As for the allegation that the PSB had used a company car to transport Mr. Huang, the Silvercorp CEO suggested that Mr. Huang had recorded the car makes and licence plates of the mining company's vehicles when he and other researchers were secretly videotaping the company's operations in 2011.

Mr. Feng also denied that Silvercorp has received any information from the Luoyang PSB that was obtained from the investigation. When asked about the addresses and phone numbers submitted in New York court, Mr. Feng said some of the data was publicly available on the Internet while other parts were uncovered by Silvercorp's own investigators.

EOS founder Jon Carnes said Mr. Feng's explanations were 「preposterous.」 In an interview in Vancouver, Mr. Carnes said that the data entered into court by Silvercorp could only have come from Mr. Huang's laptop as his own laptop and that of another associate with the same information had not been compromised. He confirmed that one of the 「phone numbers」 filed in New York court was, in fact, his wife's Asia Miles frequent flier number.

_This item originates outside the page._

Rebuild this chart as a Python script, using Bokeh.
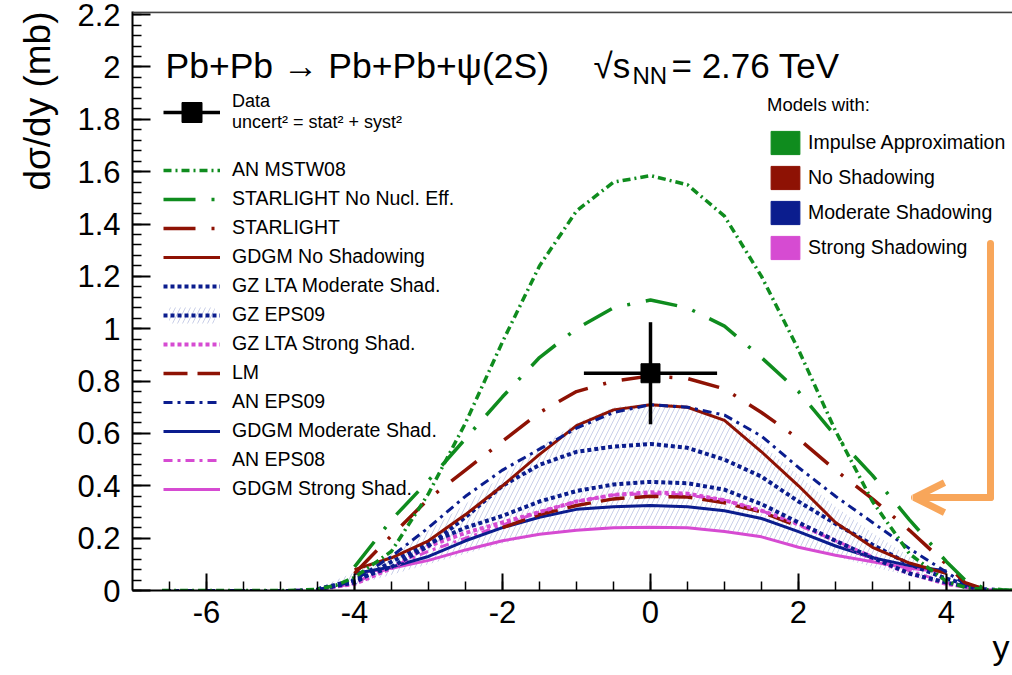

Mr. Carnes conceded that he currently has a $2-million (U.S.) short position on Silvercorp shares and will benefit financially if the stock declines. He pointed to his lengthy track record of exposing frauds or unscrupulous behaviour at other Chinese companies as proof that he and his researchers are not fabricating evidence in Mr. Huang's defence.

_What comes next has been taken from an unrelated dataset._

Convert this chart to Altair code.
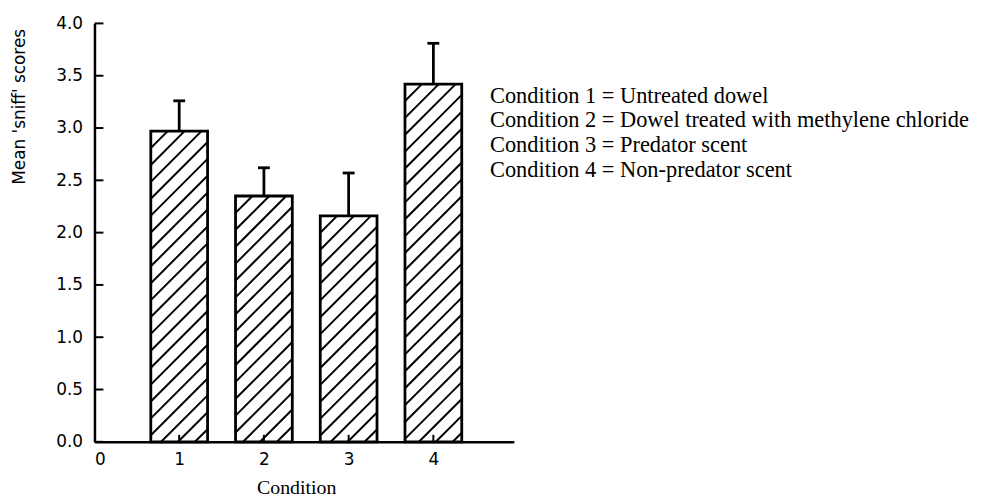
import altair as alt
import pandas as pd

conditions = [1, 2, 3, 4]
means = [2.97, 2.35, 2.16, 3.42]
upper = [3.26, 2.62, 2.57, 3.81]
y_ticks = [0.0, 0.5, 1.0, 1.5, 2.0, 2.5, 3.0, 3.5, 4.0]
x_labels = [0, 1, 2, 3, 4]
legend_lines = [
    "Condition 1 = Untreated dowel",
    "Condition 2 = Dowel treated with methylene chloride",
    "Condition 3 = Predator scent",
    "Condition 4 = Non-predator scent",
]

XMAX, YMAX = 4.95, 4.0
W, H = 422, 421
HALF = 0.335
CAP = 0.07
px_x = W / XMAX
px_y = H / YMAX

bars = pd.DataFrame({
    "cond": conditions,
    "x0": [c - HALF for c in conditions],
    "x1": [c + HALF for c in conditions],
    "mean": means,
    "upper": upper,
    "c0": [c - CAP for c in conditions],
    "c1": [c + CAP for c in conditions],
})

# hatch segments derived from each bar's extent
rows = []
spacing = 17.0
for c, v in zip(conditions, means):
    bw = 2 * HALF * px_x
    bh = v * px_y
    k = -bh
    while k < bw:
        tmin = max(0.0, -k)
        tmax = min(bh, bw - k)
        if tmax > tmin:
            rows.append({
                "hx": c - HALF + (tmin + k) / px_x,
                "hy": tmin / px_y,
                "hx2": c - HALF + (tmax + k) / px_x,
                "hy2": tmax / px_y,
            })
        k += spacing
hatch = pd.DataFrame(rows)

xs = alt.Scale(domain=[0, XMAX], nice=False, zero=False)
ys = alt.Scale(domain=[0, YMAX], nice=False)

x_axis = alt.Axis(
    values=x_labels, title="Condition", tickSize=0, grid=False,
    domainColor="black", domainWidth=2.5, labelFont="DejaVu Sans",
    labelFontSize=17, labelColor="black", labelPadding=10, format="d",
    titleFont="Liberation Serif", titleFontSize=20, titleFontWeight="normal",
    titleColor="black", titleX=W / 2 - 8, titleY=52, titleBaseline="alphabetic")
y_axis = alt.Axis(
    values=y_ticks, title="Mean 'sniff' scores", tickSize=0, grid=False,
    domainColor="black", domainWidth=2.5, labelFont="DejaVu Sans",
    labelFontSize=17, labelColor="black", labelPadding=12, format=".1f",
    titleFont="DejaVu Sans", titleFontSize=17, titleFontWeight="normal",
    titleColor="black", titleAngle=270, titleX=-75, titleY=5,
    titleAlign="right", titleBaseline="middle")

base = alt.Chart(bars)

bar = base.mark_bar(fill="white", stroke="black", strokeWidth=2.8).encode(
    x=alt.X("x0:Q", scale=xs, axis=x_axis, title="Condition"),
    x2="x1:Q",
    y=alt.Y("mean:Q", scale=ys, axis=y_axis, title="Mean 'sniff' scores"),
    y2=alt.datum(0),
)

hatch_layer = alt.Chart(hatch).mark_rule(color="black", strokeWidth=2).encode(
    x=alt.X("hx:Q", scale=xs, title="Condition"),
    y=alt.Y("hy:Q", scale=ys, title="Mean 'sniff' scores"),
    x2="hx2:Q",
    y2="hy2:Q",
)

err = base.mark_rule(color="black", strokeWidth=2.8).encode(
    x=alt.X("cond:Q", scale=xs, title="Condition"),
    y=alt.Y("mean:Q", scale=ys, title="Mean 'sniff' scores"),
    y2="upper:Q",
)

caps = base.mark_rule(color="black", strokeWidth=2.8).encode(
    x=alt.X("c0:Q", scale=xs, title="Condition"),
    x2="c1:Q",
    y=alt.Y("upper:Q", scale=ys, title="Mean 'sniff' scores"),
)

yt = alt.Chart(pd.DataFrame({"v": y_ticks})).mark_rule(color="black", strokeWidth=2).encode(
    y=alt.Y("v:Q", scale=ys, title="Mean 'sniff' scores"),
    x=alt.value(0),
    x2=alt.value(9),
)

xt = alt.Chart(pd.DataFrame({"c": conditions})).mark_rule(color="black", strokeWidth=2).encode(
    x=alt.X("c:Q", scale=xs, title="Condition"),
    y=alt.value(H),
    y2=alt.value(H - 7),
)

legend = alt.Chart(pd.DataFrame({"t": [legend_lines]})).mark_text(
    align="left", baseline="top", font="Liberation Serif", fontSize=22.5,
    lineHeight=24.7, color="black",
).encode(
    text="t:N",
    x=alt.value(398),
    y=alt.value(62),
)

chart = alt.layer(bar, hatch_layer, err, caps, yt, xt, legend).properties(
    width=W, height=H,
    padding={"left": 87, "top": 14, "right": 462, "bottom": 54},
    autosize=alt.AutoSizeParams(type="none"),
).configure(background="white").configure_view(stroke=None)

chart.save("out.html", embed_options={"renderer": "svg", "actions": False})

「In the Silvercorp case, I would say I have absolutely no reason to fabricate any of this stuff. I have built up a substantial track record exposing fraud and to do something as stupid as fabricating evidence would be stupid,」 Mr. Carnes said.

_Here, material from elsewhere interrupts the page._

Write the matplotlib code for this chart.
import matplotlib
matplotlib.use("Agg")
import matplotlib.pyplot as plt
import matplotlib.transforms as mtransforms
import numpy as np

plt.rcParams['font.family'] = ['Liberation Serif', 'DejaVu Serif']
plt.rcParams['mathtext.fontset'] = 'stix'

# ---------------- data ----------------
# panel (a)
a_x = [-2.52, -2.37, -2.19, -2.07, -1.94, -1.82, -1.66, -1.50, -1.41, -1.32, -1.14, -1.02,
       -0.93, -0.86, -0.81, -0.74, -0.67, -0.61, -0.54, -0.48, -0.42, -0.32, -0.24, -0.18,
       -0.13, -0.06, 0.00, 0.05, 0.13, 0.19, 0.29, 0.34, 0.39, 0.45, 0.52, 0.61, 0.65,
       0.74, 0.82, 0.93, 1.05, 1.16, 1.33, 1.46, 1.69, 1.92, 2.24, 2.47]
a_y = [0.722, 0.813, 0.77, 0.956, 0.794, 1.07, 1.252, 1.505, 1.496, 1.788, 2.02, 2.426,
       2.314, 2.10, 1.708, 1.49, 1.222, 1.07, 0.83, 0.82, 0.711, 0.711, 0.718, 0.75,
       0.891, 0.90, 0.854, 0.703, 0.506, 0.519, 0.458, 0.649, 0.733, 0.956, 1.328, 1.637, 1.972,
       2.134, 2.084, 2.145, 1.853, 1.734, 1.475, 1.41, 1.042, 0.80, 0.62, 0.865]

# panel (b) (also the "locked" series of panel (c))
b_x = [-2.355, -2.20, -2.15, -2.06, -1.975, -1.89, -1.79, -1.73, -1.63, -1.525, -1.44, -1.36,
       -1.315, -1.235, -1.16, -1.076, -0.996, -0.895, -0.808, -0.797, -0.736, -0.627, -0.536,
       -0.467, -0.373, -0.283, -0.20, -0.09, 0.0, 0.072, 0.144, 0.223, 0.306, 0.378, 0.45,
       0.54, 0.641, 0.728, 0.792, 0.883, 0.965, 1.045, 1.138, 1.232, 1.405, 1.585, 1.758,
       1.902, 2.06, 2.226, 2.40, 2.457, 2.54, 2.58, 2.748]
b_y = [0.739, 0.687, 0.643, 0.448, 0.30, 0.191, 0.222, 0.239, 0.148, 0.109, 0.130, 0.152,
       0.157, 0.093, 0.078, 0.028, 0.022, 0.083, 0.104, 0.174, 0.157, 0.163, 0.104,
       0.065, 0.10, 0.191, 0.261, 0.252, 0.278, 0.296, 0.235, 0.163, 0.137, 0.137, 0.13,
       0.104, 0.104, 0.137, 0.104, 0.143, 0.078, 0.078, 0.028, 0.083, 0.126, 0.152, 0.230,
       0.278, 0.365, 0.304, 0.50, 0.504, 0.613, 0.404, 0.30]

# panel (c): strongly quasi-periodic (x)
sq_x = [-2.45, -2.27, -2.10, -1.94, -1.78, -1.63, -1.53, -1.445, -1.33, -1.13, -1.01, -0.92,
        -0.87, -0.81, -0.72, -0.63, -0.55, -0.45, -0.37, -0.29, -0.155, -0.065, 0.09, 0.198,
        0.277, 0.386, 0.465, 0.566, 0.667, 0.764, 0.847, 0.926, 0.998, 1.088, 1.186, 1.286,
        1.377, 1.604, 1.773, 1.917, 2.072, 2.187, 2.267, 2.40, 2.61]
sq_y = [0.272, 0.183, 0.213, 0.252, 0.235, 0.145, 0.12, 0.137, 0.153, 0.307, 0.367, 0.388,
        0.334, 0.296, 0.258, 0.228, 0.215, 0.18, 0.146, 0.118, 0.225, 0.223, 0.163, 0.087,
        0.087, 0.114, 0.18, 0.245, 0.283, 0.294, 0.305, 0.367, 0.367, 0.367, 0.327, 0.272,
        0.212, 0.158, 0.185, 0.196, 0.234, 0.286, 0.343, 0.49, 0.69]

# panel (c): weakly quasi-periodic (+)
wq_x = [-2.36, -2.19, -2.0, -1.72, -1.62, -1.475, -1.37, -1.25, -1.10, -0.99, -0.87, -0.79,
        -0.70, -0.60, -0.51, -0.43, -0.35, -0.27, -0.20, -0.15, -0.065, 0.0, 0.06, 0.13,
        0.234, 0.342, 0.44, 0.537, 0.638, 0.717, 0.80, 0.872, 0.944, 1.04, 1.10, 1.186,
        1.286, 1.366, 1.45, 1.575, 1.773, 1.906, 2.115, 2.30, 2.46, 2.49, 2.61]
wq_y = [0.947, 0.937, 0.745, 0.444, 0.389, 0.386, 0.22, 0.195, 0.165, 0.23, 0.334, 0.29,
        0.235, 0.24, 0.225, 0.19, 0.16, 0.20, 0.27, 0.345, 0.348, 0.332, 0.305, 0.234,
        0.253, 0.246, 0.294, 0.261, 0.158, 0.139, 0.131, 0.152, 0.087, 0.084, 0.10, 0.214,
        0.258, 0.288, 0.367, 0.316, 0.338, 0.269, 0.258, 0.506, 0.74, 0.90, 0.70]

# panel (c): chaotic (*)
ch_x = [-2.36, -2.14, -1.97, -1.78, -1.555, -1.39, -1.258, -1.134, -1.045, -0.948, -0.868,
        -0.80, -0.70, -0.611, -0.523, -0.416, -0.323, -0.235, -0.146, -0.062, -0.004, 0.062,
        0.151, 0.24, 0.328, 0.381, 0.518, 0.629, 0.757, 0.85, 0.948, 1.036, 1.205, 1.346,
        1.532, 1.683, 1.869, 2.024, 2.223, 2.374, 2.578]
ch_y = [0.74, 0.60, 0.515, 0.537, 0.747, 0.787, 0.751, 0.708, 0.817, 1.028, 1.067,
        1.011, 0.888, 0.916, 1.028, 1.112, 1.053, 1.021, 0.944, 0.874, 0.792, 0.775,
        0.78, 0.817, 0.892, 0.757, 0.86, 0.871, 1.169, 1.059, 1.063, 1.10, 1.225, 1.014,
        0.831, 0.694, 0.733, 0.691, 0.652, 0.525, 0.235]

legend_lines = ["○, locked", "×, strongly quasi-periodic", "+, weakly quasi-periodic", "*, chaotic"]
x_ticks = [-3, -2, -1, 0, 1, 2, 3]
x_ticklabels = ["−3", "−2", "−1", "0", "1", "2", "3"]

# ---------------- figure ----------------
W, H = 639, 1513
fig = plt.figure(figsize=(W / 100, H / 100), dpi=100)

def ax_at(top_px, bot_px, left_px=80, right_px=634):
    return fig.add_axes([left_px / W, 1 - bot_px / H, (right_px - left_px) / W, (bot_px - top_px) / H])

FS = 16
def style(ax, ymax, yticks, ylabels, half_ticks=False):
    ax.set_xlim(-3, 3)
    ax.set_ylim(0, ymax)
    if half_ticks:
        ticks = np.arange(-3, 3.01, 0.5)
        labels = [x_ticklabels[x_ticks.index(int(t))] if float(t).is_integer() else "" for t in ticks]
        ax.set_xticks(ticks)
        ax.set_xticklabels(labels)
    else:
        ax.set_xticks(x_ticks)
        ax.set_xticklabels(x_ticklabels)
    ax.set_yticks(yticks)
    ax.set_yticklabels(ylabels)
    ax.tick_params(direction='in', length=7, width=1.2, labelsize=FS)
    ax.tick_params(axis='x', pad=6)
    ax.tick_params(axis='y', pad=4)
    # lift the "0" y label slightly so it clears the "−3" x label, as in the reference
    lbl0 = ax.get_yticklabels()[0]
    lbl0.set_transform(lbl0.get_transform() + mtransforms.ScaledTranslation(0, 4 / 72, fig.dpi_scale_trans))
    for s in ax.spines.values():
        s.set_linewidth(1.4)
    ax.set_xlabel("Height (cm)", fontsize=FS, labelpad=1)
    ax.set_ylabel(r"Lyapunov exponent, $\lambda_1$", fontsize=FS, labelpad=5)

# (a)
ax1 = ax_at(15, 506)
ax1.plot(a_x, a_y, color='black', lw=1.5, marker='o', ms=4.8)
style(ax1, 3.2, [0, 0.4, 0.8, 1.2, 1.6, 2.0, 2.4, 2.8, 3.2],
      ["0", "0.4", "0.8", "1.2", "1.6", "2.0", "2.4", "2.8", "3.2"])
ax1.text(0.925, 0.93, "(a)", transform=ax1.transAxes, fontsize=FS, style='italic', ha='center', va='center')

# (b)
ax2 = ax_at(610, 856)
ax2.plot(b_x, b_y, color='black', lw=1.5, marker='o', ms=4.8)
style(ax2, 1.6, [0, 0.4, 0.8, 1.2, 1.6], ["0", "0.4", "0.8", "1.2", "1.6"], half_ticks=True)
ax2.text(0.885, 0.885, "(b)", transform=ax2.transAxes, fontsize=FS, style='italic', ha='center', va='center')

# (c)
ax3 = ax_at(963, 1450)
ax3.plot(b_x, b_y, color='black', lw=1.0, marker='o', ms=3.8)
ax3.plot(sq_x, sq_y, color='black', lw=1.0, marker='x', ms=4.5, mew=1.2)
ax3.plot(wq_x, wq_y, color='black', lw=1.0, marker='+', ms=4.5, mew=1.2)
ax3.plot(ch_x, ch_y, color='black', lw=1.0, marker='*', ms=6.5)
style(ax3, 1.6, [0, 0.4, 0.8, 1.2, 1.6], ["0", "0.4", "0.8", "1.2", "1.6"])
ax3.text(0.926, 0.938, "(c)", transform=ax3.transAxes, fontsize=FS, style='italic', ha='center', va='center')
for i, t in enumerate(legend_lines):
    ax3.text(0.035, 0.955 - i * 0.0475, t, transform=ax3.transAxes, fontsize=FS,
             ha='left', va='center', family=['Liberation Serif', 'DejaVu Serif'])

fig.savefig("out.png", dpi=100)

Huang Kun's father, Huang Youcai, said he just wants his son to get out of China. In an interview from his Vancouver home, the elder Mr. Huang said he and his wife were unaware of his son's legal troubles until he was arrested for the second time in July and lost all communication. Now Mr. Huang is pleading with the Canadian embassy in Beijing and the Department of Foreign Affairs in Ottawa for help.

Ms. Wang, the lawyer, said the Canadian embassy has met with Mr. Huang twice, including once in the Luoyang PSB office since his most recent detention. 「The embassy says it will go on working through diplomatic channels but they're not sure how much effect they will have,」 she said.

Before his latest arrest, Huang Kun said he was worried that Silvercorp's connections to the police investigation meant he would likely spend a prolonged time in jail.

「Yeah, of course I'm worried … there's not enough evidence to charge us, but [the police] are getting pressure from the higher officials – the provincial level and the federal level … to investigate this case and punish us,」 he said in mid-May, drinking green tea in the lobby of a five-star hotel in Beijing while out on bail.